One person sees a minaret, but not the bird perched there.
A second person sees the bird but not the hair it carries.
A third sees minaret, bird, and hair.
Until you can see the thread of the hair,
the knot of awareness will not be loosened.
The body is the minaret. Obedience,
the bird. Or three hundred birds,
or two,
however you want it.
The second person
sees the bird, and only the bird.
The hair is the secret
that belongs to the bird.

Now it all makes sense:

1. The barber is the minaret.

2. The flame is the obedience.

3. The ear hair is the secret.

When your ear is being flambied, you are closer to God, going into a trance, leaping and spinning like a dervish to extinguish the flame. You see things. You know what Rumi means when he says, "The light you give off did not come from a pelvis." No, it came from an ear!

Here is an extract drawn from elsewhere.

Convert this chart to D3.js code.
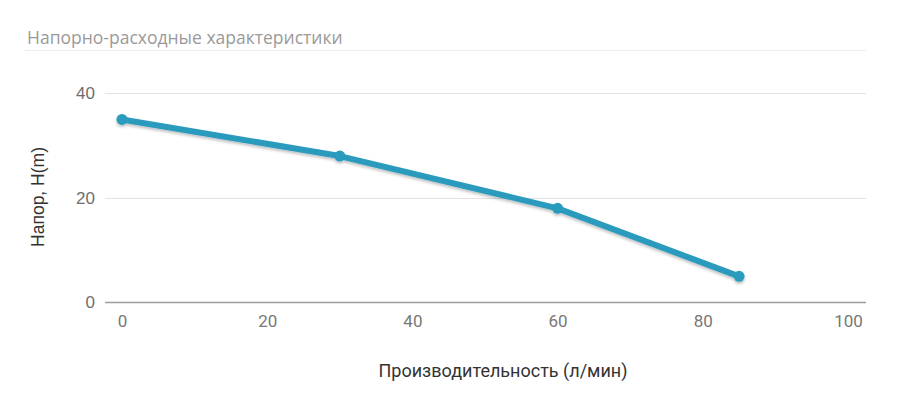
<!DOCTYPE html>
<html lang="ru">
<head>
<meta charset="UTF-8">
<title>Напорно-расходные характеристики</title>
<style>
    body { margin: 0; background: #fff; }
    .domain { display: none; }
</style>
<script src="https://d3js.org/d3.v7.min.js"></script>
</head>
<body>
<svg width="900" height="400"></svg>
<script>
    // data
    var flow = [0, 30, 60, 85];          // л/мин
    var head = [35, 28, 18, 5];          // m
    var xTicks = [0, 20, 40, 60, 80, 100];
    var yTicks = [0, 20, 40];

    var title = "Напорно-расходные характеристики",
        xTitle = "Производительность (л/мин)",
        yTitle = "Напор, H(m)";

    var svg = d3.select("svg");

    var plotLeft = 105, plotRight = 866;

    var x = d3.scaleLinear().domain([0, 100]).range([122, 848]);
    var y = d3.scaleLinear().domain([0, 40]).range([302.5, 93.3]);

    // title + rule
    svg.append("text")
        .attr("x", 27).attr("y", 44)
        .style("font-family", "'Open Sans', sans-serif")
        .style("font-size", "17.5px")
        .style("fill", "#9a9a9a")
        .text(title);
    svg.append("line")
        .attr("x1", 25).attr("x2", plotRight)
        .attr("y1", 50.5).attr("y2", 50.5)
        .style("stroke", "#ececec");

    // horizontal grid
    svg.append("g")
        .selectAll("line")
        .data(yTicks.filter(function(d) { return d > 0; }))
        .join("line")
        .attr("x1", plotLeft).attr("x2", plotRight)
        .attr("y1", function(d) { return Math.round(y(d)) + 0.5; })
        .attr("y2", function(d) { return Math.round(y(d)) + 0.5; })
        .style("stroke", "#e3e3e3");

    // y tick labels
    var yAxis = svg.append("g")
        .attr("transform", "translate(" + plotLeft + ",0)")
        .call(d3.axisLeft(y).tickValues(yTicks).tickSize(0).tickPadding(10));
    yAxis.selectAll("text")
        .style("font-family", "'Liberation Sans', Arial, sans-serif")
        .style("font-size", "17px")
        .style("fill", "#6e6e6e");

    // x axis baseline + labels
    svg.append("line")
        .attr("x1", plotLeft).attr("x2", plotRight)
        .attr("y1", y(0)).attr("y2", y(0))
        .style("stroke", "#9e9e9e")
        .style("stroke-width", 1.5);

    var xAxis = svg.append("g")
        .attr("transform", "translate(0," + y(0) + ")")
        .call(d3.axisBottom(x).tickValues(xTicks).tickSize(0).tickPadding(12));
    xAxis.selectAll("text")
        .style("font-family", "Roboto, sans-serif")
        .style("font-size", "17px")
        .style("fill", "#777");

    // axis titles
    svg.append("text")
        .attr("x", 503).attr("y", 377)
        .attr("text-anchor", "middle")
        .style("font-family", "Roboto, sans-serif")
        .style("font-size", "18px")
        .style("fill", "#333")
        .text(xTitle);

    svg.append("text")
        .attr("transform", "translate(44,197) rotate(-90)")
        .attr("text-anchor", "middle")
        .style("font-family", "'Liberation Sans', Arial, sans-serif")
        .style("font-size", "17.5px")
        .style("fill", "#333")
        .text(yTitle);

    // soft shadow under the curve
    var defs = svg.append("defs");
    var f = defs.append("filter").attr("id", "shadow")
        .attr("x", "-5%").attr("y", "-20%").attr("width", "110%").attr("height", "140%");
    f.append("feDropShadow")
        .attr("dx", 0).attr("dy", 2).attr("stdDeviation", 1.5)
        .attr("flood-color", "#000").attr("flood-opacity", 0.25);

    var pts = flow.map(function(d, i) { return { q: d, h: head[i] }; });

    var line = d3.line()
        .x(function(d) { return x(d.q); })
        .y(function(d) { return y(d.h); });

    var series = svg.append("g").attr("filter", "url(#shadow)");

    series.append("path")
        .datum(pts)
        .attr("d", line)
        .style("fill", "none")
        .style("stroke", "#2a9bbd")
        .style("stroke-width", 6)
        .style("stroke-linejoin", "round");

    series.selectAll("circle")
        .data(pts)
        .join("circle")
        .attr("cx", function(d) { return x(d.q); })
        .attr("cy", function(d) { return y(d.h); })
        .attr("r", 5.5)
        .style("fill", "#2a9bbd");
</script>
</body>
</html>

I panted and jerked, providing great entertainment for the gang in the barber shop. Then the tonsorial teen pushed my head down into the sink, soaking me with ice cold water. He began to massage my neck, pulled me up in my seat and nuzzled me. I can't remember the last time a barber nuzzled me. Jerking my head back and forth, he attempted to pop the bones in my neck. When that didn't work, he switched to karate chops, ending with a very traditional blow dry and the spraying of a manly cologne.

As my time in the mystic barber's chair came to an end, I knew the most efficient technique for the removal of unwanted hair follicles: Use fire. As for my place in the world, I keep thinking about those large chunks of turning meat you see all over Turkey.


By Gary Mex Glazner

Gary Mex Glazner won the first Poetry Olympics, which was held in Stockholm last October.